Lift out each line of the data that holds "this".

> _Rows_:
※ ※ ※
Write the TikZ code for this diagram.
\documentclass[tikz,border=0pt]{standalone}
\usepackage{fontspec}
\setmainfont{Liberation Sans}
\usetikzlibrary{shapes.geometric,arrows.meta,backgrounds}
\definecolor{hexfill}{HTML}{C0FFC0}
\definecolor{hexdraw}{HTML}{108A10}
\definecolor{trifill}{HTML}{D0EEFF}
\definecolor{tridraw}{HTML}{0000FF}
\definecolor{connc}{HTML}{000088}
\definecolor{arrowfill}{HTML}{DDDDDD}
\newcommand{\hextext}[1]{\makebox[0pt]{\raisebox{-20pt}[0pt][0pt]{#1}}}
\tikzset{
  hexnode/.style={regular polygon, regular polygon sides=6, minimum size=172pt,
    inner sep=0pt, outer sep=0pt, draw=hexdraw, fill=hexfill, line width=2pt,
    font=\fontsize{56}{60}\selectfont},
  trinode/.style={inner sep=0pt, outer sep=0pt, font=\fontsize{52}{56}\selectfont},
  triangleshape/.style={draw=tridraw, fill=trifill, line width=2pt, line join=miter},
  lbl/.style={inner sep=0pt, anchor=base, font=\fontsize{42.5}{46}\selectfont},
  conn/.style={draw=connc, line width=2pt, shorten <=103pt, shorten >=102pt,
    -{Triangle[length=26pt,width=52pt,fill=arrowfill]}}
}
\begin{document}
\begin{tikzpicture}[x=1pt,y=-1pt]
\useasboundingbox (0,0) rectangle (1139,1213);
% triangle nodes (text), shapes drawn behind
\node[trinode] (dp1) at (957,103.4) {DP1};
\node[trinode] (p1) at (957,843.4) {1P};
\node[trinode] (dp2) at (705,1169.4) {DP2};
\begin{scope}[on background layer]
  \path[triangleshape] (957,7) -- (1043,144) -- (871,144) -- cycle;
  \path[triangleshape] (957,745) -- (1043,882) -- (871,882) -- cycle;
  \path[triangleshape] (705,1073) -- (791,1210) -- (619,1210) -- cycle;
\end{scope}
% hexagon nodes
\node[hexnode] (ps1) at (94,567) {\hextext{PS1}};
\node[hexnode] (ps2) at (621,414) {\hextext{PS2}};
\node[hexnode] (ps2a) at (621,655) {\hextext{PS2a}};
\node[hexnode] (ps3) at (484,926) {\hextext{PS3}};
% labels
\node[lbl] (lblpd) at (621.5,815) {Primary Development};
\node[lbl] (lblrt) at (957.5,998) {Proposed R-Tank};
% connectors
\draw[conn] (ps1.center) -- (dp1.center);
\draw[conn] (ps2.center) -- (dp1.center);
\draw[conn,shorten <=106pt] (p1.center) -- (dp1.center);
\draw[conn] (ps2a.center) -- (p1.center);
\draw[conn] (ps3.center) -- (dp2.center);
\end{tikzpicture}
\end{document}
※ ※ ※
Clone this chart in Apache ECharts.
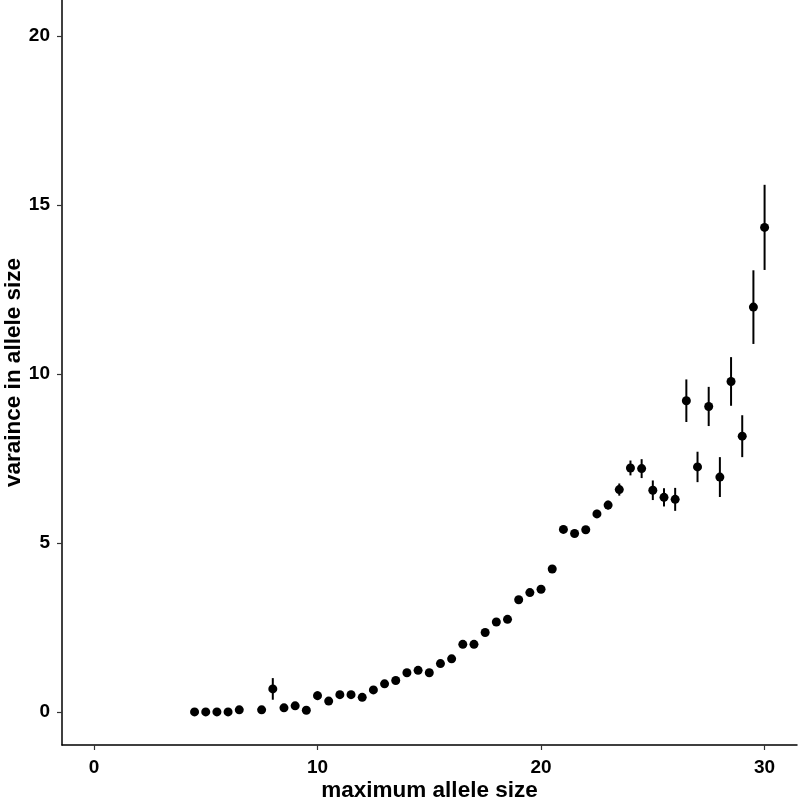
※ ※ ※
> _Expected answer_:
Write the TikZ code for this diagram.
Clone this chart in Apache ECharts.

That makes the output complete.